Ray DownsUnited Press InternationalWASHINGTON (UPI) — Governmental watchdog groups Citizens for Responsibility and Ethics in Washington and the National Security Archive have filed a lawsuit against President Trump for allegedly violating the Presidential Records Act.
U.S President Donald Trump during a meeting in the Oval Office of the White House in Washington, DC, on June 20.Two watchdog groups accuse him and his staff of not properly maintaining records and have sued him under the Presidential Records Act. (Photo by Olivier Douliery/UPI)
The PRA requires that a president and his office maintains presidential records for eventual public access.

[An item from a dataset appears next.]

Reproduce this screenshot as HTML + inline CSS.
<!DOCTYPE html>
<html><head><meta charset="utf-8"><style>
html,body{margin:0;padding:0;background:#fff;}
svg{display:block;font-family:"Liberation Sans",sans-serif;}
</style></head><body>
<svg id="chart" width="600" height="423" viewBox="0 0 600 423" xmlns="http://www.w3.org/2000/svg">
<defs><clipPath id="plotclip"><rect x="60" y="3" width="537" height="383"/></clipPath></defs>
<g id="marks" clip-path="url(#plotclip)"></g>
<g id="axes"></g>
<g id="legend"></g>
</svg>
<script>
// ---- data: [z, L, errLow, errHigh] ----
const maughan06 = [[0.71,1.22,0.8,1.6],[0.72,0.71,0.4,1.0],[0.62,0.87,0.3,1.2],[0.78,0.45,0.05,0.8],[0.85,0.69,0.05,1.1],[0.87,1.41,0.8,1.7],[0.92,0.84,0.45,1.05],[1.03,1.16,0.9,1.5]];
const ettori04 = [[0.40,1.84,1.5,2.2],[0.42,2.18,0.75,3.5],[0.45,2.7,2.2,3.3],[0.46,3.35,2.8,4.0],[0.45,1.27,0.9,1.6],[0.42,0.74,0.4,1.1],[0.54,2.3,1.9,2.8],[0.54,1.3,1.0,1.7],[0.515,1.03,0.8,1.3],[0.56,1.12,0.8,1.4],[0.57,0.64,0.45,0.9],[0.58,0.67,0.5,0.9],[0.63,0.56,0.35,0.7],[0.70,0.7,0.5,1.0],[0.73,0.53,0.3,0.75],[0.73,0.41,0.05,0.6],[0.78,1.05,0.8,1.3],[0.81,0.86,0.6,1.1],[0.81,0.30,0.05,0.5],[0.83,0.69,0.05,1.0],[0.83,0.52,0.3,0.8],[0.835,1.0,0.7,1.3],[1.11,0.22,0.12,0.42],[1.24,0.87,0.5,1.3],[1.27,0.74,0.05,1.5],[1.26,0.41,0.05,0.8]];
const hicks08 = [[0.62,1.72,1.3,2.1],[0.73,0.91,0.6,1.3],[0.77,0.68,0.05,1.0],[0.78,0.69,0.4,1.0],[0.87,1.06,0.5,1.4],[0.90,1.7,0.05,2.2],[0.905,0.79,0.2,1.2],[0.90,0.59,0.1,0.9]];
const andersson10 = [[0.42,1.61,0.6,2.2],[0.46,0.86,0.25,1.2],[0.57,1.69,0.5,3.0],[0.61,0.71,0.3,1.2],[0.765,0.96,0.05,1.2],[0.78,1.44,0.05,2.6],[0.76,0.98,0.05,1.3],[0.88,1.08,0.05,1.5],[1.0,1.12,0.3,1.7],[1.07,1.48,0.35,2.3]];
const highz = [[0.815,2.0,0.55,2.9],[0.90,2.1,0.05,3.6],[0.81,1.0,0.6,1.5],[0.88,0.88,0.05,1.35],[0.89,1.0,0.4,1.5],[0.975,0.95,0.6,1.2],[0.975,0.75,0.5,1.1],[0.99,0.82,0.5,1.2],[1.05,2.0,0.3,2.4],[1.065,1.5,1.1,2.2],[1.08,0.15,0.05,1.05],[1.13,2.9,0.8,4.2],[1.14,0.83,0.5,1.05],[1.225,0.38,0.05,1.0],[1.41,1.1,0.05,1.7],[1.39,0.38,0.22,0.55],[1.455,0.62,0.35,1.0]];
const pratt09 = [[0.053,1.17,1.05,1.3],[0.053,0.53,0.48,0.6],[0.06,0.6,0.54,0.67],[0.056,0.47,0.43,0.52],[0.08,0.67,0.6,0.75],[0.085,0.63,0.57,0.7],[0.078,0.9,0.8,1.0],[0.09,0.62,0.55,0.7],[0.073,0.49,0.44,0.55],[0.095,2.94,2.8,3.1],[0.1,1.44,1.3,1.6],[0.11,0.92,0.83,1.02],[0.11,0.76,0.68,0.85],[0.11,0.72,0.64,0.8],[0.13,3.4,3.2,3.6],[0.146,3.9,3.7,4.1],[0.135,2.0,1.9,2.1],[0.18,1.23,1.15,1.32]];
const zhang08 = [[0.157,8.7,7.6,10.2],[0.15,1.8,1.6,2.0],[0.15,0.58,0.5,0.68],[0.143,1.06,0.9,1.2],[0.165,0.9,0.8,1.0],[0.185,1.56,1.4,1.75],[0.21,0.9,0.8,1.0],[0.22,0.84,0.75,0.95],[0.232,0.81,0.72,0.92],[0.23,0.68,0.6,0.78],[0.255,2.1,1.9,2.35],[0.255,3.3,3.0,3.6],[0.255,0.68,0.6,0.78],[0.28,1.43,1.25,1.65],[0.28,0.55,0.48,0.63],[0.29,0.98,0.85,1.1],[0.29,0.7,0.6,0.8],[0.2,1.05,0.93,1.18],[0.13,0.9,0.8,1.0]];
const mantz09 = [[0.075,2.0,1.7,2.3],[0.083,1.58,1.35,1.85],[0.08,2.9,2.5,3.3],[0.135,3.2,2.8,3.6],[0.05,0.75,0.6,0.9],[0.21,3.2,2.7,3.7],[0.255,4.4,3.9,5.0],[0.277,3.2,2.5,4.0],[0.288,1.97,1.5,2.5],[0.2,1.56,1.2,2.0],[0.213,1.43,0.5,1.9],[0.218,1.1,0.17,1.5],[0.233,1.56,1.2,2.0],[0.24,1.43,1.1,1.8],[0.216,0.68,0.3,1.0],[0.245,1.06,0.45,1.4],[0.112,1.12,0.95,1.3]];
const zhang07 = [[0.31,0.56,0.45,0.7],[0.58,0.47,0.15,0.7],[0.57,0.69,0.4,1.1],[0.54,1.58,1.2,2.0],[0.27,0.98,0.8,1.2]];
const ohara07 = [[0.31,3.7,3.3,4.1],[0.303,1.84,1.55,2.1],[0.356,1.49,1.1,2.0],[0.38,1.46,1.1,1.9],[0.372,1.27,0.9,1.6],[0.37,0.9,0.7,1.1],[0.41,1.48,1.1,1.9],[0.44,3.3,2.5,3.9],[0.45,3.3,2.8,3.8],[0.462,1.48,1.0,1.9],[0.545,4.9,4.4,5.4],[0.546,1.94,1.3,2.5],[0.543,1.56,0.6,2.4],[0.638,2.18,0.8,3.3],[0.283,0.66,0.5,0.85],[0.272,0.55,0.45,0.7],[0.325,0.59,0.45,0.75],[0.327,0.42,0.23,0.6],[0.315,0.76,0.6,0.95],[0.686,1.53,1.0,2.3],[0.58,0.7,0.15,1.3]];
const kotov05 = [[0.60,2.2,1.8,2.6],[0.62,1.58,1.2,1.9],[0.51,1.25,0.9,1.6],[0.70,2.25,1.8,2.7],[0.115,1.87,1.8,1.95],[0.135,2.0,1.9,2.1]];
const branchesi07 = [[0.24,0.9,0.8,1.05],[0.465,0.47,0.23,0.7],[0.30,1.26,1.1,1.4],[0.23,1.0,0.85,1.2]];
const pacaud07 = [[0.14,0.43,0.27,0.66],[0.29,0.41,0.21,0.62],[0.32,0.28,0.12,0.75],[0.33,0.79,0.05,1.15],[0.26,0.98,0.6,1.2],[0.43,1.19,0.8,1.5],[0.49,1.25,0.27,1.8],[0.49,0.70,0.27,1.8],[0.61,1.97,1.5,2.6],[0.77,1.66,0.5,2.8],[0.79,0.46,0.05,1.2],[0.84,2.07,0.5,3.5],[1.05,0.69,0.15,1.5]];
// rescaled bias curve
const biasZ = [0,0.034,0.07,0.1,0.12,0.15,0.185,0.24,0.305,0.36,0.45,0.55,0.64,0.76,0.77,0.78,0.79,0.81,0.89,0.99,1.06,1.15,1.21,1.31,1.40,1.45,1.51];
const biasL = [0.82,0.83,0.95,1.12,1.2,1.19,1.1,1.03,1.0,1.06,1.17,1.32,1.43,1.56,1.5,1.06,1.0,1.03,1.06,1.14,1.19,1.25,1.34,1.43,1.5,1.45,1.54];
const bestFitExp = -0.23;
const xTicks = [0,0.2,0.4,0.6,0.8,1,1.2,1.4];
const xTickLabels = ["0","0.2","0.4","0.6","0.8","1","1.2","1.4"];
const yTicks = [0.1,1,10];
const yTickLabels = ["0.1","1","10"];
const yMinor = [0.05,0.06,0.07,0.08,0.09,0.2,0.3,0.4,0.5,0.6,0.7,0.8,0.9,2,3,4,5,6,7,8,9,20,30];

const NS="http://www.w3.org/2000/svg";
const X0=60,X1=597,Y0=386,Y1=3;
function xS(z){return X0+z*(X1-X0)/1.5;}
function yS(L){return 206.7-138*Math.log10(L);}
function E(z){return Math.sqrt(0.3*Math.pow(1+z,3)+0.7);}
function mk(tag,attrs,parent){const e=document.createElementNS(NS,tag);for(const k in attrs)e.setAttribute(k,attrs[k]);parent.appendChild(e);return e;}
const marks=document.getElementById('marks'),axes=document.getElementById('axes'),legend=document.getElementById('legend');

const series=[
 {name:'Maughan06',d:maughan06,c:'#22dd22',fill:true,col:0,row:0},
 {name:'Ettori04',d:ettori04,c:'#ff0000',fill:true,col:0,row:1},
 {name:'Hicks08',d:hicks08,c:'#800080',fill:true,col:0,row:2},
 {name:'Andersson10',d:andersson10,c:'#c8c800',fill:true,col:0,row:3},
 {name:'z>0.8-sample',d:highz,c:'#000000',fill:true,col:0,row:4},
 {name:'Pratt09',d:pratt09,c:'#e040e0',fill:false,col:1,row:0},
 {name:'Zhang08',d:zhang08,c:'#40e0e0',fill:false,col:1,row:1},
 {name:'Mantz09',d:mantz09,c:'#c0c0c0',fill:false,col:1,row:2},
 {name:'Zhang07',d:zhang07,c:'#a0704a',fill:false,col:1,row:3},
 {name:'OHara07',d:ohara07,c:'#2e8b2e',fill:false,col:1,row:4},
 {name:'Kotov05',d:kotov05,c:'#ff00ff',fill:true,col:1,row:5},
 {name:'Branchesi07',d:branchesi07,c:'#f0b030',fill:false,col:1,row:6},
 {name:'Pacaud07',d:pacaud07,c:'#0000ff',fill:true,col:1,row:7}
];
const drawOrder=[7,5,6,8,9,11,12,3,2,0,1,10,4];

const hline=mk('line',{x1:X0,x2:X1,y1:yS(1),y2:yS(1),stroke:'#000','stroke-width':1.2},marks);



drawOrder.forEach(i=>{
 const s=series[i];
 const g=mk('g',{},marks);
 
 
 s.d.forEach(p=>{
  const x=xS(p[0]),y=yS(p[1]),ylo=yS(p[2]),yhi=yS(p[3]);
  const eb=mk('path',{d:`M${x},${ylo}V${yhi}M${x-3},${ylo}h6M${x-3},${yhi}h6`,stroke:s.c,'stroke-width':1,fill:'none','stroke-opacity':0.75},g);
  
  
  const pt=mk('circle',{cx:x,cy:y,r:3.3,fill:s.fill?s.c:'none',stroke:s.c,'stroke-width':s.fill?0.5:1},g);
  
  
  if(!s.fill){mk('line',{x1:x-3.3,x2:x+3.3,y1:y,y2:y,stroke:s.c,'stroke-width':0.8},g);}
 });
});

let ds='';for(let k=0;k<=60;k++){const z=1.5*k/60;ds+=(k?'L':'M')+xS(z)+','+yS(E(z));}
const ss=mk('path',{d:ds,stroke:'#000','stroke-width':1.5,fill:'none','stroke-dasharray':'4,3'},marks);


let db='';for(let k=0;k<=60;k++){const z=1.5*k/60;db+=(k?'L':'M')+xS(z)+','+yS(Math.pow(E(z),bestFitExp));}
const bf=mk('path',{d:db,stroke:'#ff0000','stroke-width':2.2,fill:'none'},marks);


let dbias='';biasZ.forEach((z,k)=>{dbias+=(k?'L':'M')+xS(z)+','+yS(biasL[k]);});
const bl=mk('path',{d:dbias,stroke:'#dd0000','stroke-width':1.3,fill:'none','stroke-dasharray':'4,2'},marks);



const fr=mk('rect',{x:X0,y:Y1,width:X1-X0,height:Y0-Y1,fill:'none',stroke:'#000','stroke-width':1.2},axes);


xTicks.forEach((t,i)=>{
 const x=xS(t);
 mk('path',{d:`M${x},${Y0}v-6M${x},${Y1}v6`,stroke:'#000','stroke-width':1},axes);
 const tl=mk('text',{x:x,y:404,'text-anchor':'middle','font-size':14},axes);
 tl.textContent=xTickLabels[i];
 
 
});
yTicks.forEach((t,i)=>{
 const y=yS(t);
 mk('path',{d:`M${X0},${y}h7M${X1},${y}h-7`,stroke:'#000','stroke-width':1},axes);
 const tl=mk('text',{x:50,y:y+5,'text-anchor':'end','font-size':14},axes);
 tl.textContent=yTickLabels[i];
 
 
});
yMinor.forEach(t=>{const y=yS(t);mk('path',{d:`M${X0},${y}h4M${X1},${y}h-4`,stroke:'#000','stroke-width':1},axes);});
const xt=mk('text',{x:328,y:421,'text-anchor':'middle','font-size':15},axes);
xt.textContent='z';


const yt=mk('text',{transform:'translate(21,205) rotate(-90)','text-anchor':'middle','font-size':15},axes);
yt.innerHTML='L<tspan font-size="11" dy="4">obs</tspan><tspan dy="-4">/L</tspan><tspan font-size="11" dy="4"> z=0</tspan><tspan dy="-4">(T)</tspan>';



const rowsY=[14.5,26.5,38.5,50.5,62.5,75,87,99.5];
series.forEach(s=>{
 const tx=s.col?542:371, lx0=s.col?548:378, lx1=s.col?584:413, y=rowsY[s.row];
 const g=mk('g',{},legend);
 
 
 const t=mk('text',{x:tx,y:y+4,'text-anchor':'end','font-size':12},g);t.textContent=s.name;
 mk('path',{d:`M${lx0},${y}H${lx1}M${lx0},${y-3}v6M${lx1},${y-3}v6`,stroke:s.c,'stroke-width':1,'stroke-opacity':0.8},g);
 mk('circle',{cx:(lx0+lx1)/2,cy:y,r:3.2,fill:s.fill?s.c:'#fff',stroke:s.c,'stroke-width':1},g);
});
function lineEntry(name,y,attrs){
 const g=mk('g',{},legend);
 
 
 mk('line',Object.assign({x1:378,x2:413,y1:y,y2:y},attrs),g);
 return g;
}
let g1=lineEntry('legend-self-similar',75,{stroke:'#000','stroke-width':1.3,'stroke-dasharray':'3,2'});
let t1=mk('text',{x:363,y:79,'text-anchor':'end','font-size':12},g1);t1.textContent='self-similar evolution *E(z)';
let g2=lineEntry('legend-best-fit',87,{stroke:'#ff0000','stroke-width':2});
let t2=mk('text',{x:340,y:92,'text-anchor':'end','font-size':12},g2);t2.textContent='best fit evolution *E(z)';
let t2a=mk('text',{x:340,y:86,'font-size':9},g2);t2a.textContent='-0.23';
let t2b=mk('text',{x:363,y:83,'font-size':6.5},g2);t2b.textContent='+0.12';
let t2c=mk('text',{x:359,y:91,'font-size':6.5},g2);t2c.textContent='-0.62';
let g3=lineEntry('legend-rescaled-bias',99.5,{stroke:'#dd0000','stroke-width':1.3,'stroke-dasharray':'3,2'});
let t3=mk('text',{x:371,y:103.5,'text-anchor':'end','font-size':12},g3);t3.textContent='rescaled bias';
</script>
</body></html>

But the watchdog groups suspect Trump has not done so based on his own conflicting statements about whether there are recordings of conversations between himself and former FBI director James Comey.
Under the PRA, presidential records cannot be made public until five years after a president leaves office.
“The American people not only deserve to know how their government is making important decisions, it’s the law,” CREW Executive Director Noah Bookbinder said in a statement. “By deleting these records, the White House is destroying essential historical records.”
On the day the lawsuit was announced, Trump denied having ever made recording of his conversations with Comey.
“With all of the recently reported electronic surveillance, intercepts, unmasking and illegal leaking of information, I have no idea…whether there are ‘tapes’ or recordings of my conversations with James Comey, but I did not make, and do not have, any such recordings,” Trump tweeted Thursday.
The lawsuit points to a tweet Trump posted on May 12 that suggested he had recordings of his conversations with Comey.
“James Comey better hope that there are no ‘tapes’ of our conversations before he starts leaking to the press! ” Trump tweeted shortly after firing the former FBI Director.
The lawsuit also references a May 12 Washington Post article that published a quote from a book written by John O’Donnell, the former president of the Trump Plaza Hotel and Casino in the 1980’s, who said Trump often recorded his telephone calls.
“Talking on the phone with Donald was a public experience,” O’Donnell wrote in the book, Trumped: The Inside Story of the Real Donald Trump. “You never knew who else was listening.”
This marks the second time CREW has filed a lawsuit against Trump.
In January, the watchdog group sued the president for allegedly violating the Emoluments Clause by claiming he was financially enriching himself through the office of the President.